At the talk at the University of Alabama, Roberts indicated that it was unfair to criticize the Court when justices “according the requirements of protocol – [have] to sit there expressionless.” But, of course, they all did not sit there expressionless, but Roberts does not acknowledge the serious breach of protocol from his colleague who mouthed “not true” and shook his head in disagreement.

Roberts lost considerable credibility with the omission. It is hard to claim to defend tradition when you give a pass to a colleague while lashing out at Democrats and the President.

For the full story, click here.

40 thoughts on “Roberts Criticizes Obama For State of the Union — Without a Word of Criticism for Alito

  1. Roberts is a fascist tool and, as of Citizens United, a traitor to We the People and his oath of office.

    Any questions?

  2. Seems like its time for the President to nominate a NEW CHIEF Judge. It is not a constitutional office. Period.

    “The Chief Justice, like all other federal judges, is nominated by the President and confirmed to sit on the Court by the Senate. The U.S. Constitution states that all justices of the Court “shall hold their offices during good behavior,” meaning that the appointments only end when a justice dies in office, resigns, or is impeached by the House of Representatives and convicted by the Senate.”

  3. Buddha,

    I have a question: How many Championship Norwegian Forest cats does it take to change a light bulb?

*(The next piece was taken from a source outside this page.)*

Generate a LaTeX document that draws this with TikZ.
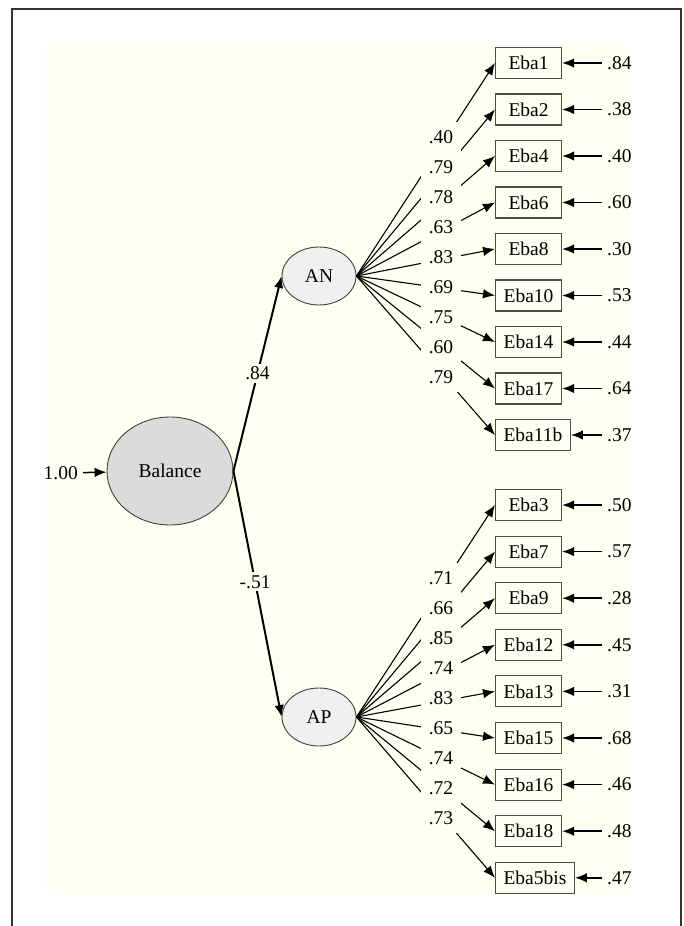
\documentclass[tikz,border=0pt]{standalone}
\usepackage{fontspec}
\setmainfont{Liberation Serif}
\usepackage{xcolor}
\usepackage{tikz}
\usetikzlibrary{arrows.meta,shapes}
\definecolor{cream}{HTML}{FFFFF2}

\begin{document}
\begin{tikzpicture}[x=1pt, y=-1pt, font=\fontsize{19.5}{23}\selectfont, >={Latex[length=12pt,width=9.5pt]}]
\tikzstyle{latent} = [ellipse, draw=black!75, fill=black!6, line width=0.9pt, minimum width=74pt, minimum height=58pt, inner sep=0pt]
\tikzstyle{ind} = [rectangle, draw=black!70, fill=cream, line width=1.1pt, anchor=west, minimum width=66pt, minimum height=31pt, inner xsep=8pt]
\tikzstyle{err} = [anchor=west, inner xsep=5pt, inner ysep=2pt]
\tikzstyle{load} = [fill=cream, inner sep=0pt, minimum width=40pt, minimum height=30.5pt]
\tikzstyle{res} = [->, line width=1.5pt]
\tikzstyle{fac} = [->, line width=1.1pt]
\useasboundingbox (0,0) rectangle (684,926);
% frame and background
\fill [cream] (46,46) rectangle (629,893);
\draw [black!80, line width=1.3pt] (12,926) -- (12,9) -- (681,9) -- (681,926);
% latent variables
\node [latent, minimum width=126pt, minimum height=108pt, fill=black!14] (bal) at (170,471) {Balance};
\node [latent] (an) at (319,276) {AN};
\node [latent] (ap) at (319,717) {AP};
\node [err, anchor=east] (v0) at (83,473) {1.00};
\draw [res] (v0) -- (bal);
\draw [->, line width=2pt] (bal.east) -- node [fill=cream, inner sep=3pt] (l84) {.84} (an.west);
\draw [->, line width=2pt] (bal.east) -- node [fill=cream, inner sep=3pt, pos=0.45] (l51) {-.51} (ap.west);
% AN items
\node [ind] (b1) at (495,63) {Eba1};
\node [ind] (b2) at (495,109.5) {Eba2};
\node [ind] (b4) at (495,156) {Eba4};
\node [ind] (b6) at (495,202.5) {Eba6};
\node [ind] (b8) at (495,249) {Eba8};
\node [ind] (b10) at (495,295.5) {Eba10};
\node [ind] (b14) at (495,342) {Eba14};
\node [ind] (b17) at (495,388.5) {Eba17};
\node [ind] (b11) at (495,435) {Eba11b};
% AP items
\node [ind] (b3) at (495,505) {Eba3};
\node [ind] (b7) at (495,551.6) {Eba7};
\node [ind] (b9) at (495,598.2) {Eba9};
\node [ind] (b12) at (495,644.8) {Eba12};
\node [ind] (b13) at (495,691.4) {Eba13};
\node [ind] (b15) at (495,738) {Eba15};
\node [ind] (b16) at (495,784.6) {Eba16};
\node [ind] (b18) at (495,831.2) {Eba18};
\node [ind] (b5) at (495,877.8) {Eba5bis};
% error terms
\node [err] (e1) at (602,63) {.84};
\node [err] (e2) at (602,109.5) {.38};
\node [err] (e4) at (602,156) {.40};
\node [err] (e6) at (602,202.5) {.60};
\node [err] (e8) at (602,249) {.30};
\node [err] (e10) at (602,295.5) {.53};
\node [err] (e14) at (602,342) {.44};
\node [err] (e17) at (602,388.5) {.64};
\node [err] (e11) at (602,435) {.37};
\node [err] (e3) at (602,505) {.50};
\node [err] (e7) at (602,551.6) {.57};
\node [err] (e9) at (602,598.2) {.28};
\node [err] (e12) at (602,644.8) {.45};
\node [err] (e13) at (602,691.4) {.31};
\node [err] (e15) at (602,738) {.68};
\node [err] (e16) at (602,784.6) {.46};
\node [err] (e18) at (602,831.2) {.48};
\node [err] (e5) at (602,877.8) {.47};
\draw [res] (e1) -- (b1);
\draw [res] (e2) -- (b2);
\draw [res] (e4) -- (b4);
\draw [res] (e6) -- (b6);
\draw [res] (e8) -- (b8);
\draw [res] (e10) -- (b10);
\draw [res] (e14) -- (b14);
\draw [res] (e17) -- (b17);
\draw [res] (e11) -- (b11);
\draw [res] (e3) -- (b3);
\draw [res] (e7) -- (b7);
\draw [res] (e9) -- (b9);
\draw [res] (e12) -- (b12);
\draw [res] (e13) -- (b13);
\draw [res] (e15) -- (b15);
\draw [res] (e16) -- (b16);
\draw [res] (e18) -- (b18);
\draw [res] (e5) -- (b5);
% loadings
\draw [fac] (an.east) -- (b1.west);
\draw [fac] (an.east) -- (b2.west);
\draw [fac] (an.east) -- (b4.west);
\draw [fac] (an.east) -- (b6.west);
\draw [fac] (an.east) -- (b8.west);
\draw [fac] (an.east) -- (b10.west);
\draw [fac] (an.east) -- (b14.west);
\draw [fac] (an.east) -- (b17.west);
\draw [fac] (an.east) -- (b11.west);
\draw [fac] (ap.east) -- (b3.west);
\draw [fac] (ap.east) -- (b7.west);
\draw [fac] (ap.east) -- (b9.west);
\draw [fac] (ap.east) -- (b12.west);
\draw [fac] (ap.east) -- (b13.west);
\draw [fac] (ap.east) -- (b15.west);
\draw [fac] (ap.east) -- (b16.west);
\draw [fac] (ap.east) -- (b18.west);
\draw [fac] (ap.east) -- (b5.west);
\node [load] (l1) at (441,137) {.40};
\node [load] (l2) at (441,167) {.79};
\node [load] (l4) at (441,197) {.78};
\node [load] (l6) at (441,227) {.63};
\node [load] (l8) at (441,257) {.83};
\node [load] (l10) at (441,287) {.69};
\node [load] (l14) at (441,317) {.75};
\node [load] (l17) at (441,347) {.60};
\node [load] (l11) at (441,377) {.79};
\node [load] (l3) at (441,578) {.71};
\node [load] (l7) at (441,608) {.66};
\node [load] (l9) at (441,638) {.85};
\node [load] (l12) at (441,668) {.74};
\node [load] (l13) at (441,698) {.83};
\node [load] (l15) at (441,728) {.65};
\node [load] (l16) at (441,758) {.74};
\node [load] (l18) at (441,788) {.72};
\node [load] (l5) at (441,818) {.73};
\end{tikzpicture}
\end{document}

  4. “…the serious breach of protocol from his colleague…”

    Geewillikers ‘Fesser T that thar iz durn nigh hiperbowlee…

  5. Chief Justice Roberts ought to consider the words of President Abraham Lincoln in his First Inaugural Address, delivered while Chief Justice Roger Brooke Taney, after administering the Oath of Office sat in silence.

    “I do not forget the position, assumed by some, that Constitutional questions are to be decided by the Supreme Court; nor do I deny that such decisions must be binding, in any case, upon the parties to a suit, as to the object of that suit, while they are also entitled to very high respect and consideration in all parallel cases by all other departments of the government. And while it is obviously possible that such decision may be erroneous in any given case, still the evil effect following it, being limited to that particular case, with the chance that it may be overruled and never become a precedent for other cases, can better be borne than could the evils of a different practice. At the same time, the candid citizen must confess that if the policy of the government, upon vital questions affecting the whole people, is to be irrevocably fixed by decisions of the Supreme Court, the instant they are made, in ordinary litigation between parties in personal actions, the people will have ceased to be their own rulers, having to that extent practically resigned their government into the hands of that eminent tribunal. Nor is there in this view any assault upon the court or the judges. It is a duty from which they may not shrink to decide cases properly brought before them, and it is no fault of theirs if others seek to turn their decisions to political purposes.”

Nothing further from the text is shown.